▶ _AIM OF THE EXERCISE_
Compute how many lines in the entries below contain "diagram", and output nothing but the number.

Records excerpted from a collection

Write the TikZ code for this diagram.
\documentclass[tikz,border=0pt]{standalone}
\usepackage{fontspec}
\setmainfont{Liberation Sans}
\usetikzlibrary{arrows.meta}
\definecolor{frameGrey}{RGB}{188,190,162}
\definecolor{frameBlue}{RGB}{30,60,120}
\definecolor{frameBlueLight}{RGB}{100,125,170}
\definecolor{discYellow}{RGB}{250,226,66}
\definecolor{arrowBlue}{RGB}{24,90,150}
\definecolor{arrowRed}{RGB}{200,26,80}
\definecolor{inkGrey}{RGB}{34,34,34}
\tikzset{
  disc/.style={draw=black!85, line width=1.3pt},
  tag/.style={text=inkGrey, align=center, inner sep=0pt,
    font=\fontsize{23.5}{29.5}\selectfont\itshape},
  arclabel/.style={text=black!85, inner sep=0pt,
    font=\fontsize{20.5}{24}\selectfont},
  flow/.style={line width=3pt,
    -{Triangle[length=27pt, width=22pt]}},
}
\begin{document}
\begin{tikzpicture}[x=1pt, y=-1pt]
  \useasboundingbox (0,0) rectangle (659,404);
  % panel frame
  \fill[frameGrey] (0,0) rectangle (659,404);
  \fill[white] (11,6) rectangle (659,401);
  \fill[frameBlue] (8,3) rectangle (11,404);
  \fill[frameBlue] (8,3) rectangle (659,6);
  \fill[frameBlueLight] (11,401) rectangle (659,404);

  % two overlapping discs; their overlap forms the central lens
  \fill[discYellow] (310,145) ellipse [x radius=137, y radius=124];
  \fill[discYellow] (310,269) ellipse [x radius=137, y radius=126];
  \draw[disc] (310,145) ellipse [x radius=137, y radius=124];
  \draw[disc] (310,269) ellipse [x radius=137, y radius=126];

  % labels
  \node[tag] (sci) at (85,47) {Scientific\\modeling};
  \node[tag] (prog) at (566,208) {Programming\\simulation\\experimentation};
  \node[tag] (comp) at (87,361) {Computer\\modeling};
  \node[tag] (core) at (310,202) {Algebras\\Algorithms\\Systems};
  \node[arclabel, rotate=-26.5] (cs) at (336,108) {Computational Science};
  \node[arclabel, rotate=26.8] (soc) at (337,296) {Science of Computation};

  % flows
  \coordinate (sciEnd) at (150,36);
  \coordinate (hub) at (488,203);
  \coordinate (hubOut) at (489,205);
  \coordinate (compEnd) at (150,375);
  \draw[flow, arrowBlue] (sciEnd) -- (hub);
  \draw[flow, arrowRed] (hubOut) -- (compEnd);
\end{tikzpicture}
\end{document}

--

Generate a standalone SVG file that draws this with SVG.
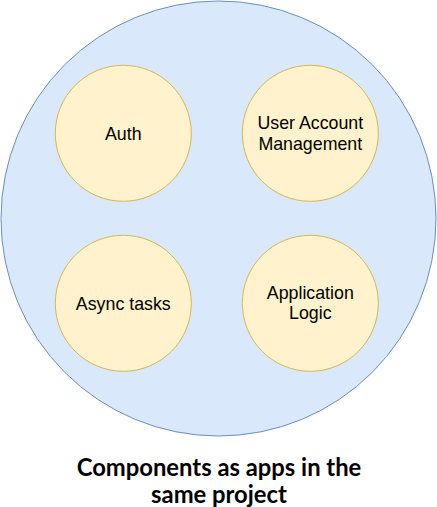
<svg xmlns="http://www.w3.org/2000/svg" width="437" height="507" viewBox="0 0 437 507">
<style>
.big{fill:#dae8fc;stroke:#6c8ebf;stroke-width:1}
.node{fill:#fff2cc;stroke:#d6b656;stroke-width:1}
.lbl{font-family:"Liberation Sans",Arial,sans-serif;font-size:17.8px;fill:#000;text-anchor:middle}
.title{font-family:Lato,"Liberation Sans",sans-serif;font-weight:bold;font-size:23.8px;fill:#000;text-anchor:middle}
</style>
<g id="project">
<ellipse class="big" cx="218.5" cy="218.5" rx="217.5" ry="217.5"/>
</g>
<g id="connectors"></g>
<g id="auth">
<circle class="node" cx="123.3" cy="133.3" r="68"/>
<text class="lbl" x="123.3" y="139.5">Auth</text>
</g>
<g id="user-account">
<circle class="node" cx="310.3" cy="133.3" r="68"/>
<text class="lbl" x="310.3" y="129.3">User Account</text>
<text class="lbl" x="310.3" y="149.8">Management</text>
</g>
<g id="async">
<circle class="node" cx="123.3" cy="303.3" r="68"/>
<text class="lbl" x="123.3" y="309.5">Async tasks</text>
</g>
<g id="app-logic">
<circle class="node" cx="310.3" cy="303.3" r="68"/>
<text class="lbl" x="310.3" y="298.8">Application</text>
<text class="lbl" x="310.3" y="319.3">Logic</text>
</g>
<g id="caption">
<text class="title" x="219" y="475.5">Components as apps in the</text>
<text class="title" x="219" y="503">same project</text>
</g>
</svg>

--

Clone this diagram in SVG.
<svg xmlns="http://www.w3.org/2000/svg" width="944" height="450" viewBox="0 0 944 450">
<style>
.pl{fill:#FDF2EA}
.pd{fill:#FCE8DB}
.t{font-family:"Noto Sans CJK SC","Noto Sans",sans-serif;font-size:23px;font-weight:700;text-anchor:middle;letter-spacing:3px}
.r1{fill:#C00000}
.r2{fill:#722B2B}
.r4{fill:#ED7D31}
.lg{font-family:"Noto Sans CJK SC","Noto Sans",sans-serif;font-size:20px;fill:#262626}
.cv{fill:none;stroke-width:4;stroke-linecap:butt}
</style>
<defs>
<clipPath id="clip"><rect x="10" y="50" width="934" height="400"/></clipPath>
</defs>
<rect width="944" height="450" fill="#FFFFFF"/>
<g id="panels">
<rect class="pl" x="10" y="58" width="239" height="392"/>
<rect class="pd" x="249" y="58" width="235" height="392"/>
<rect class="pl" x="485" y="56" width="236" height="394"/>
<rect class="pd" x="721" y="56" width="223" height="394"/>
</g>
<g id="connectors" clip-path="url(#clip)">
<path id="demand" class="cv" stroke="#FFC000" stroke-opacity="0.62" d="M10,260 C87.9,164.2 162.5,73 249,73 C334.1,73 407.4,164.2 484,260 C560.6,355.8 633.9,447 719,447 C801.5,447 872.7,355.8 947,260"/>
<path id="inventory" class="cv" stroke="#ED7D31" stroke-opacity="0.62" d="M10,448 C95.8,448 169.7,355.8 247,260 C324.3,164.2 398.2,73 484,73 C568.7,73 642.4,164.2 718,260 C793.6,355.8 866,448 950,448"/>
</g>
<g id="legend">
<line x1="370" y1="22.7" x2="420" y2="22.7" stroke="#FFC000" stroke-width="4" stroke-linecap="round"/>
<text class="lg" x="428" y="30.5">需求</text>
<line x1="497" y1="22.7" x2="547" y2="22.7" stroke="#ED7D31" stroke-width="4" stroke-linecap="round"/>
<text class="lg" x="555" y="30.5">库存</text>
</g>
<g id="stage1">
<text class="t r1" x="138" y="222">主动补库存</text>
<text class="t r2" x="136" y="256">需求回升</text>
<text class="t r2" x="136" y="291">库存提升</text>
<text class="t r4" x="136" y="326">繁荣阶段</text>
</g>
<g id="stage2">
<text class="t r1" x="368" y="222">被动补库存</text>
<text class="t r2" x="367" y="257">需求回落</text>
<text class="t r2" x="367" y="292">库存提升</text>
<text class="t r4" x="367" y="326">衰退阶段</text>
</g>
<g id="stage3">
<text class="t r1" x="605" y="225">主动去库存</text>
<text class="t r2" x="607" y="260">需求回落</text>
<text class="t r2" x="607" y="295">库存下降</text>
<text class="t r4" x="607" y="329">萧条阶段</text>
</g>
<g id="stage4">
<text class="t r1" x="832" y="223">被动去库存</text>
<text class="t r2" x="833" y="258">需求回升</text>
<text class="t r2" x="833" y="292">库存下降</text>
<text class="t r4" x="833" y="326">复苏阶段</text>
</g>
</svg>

▶ _FINISHED EXERCISE_
2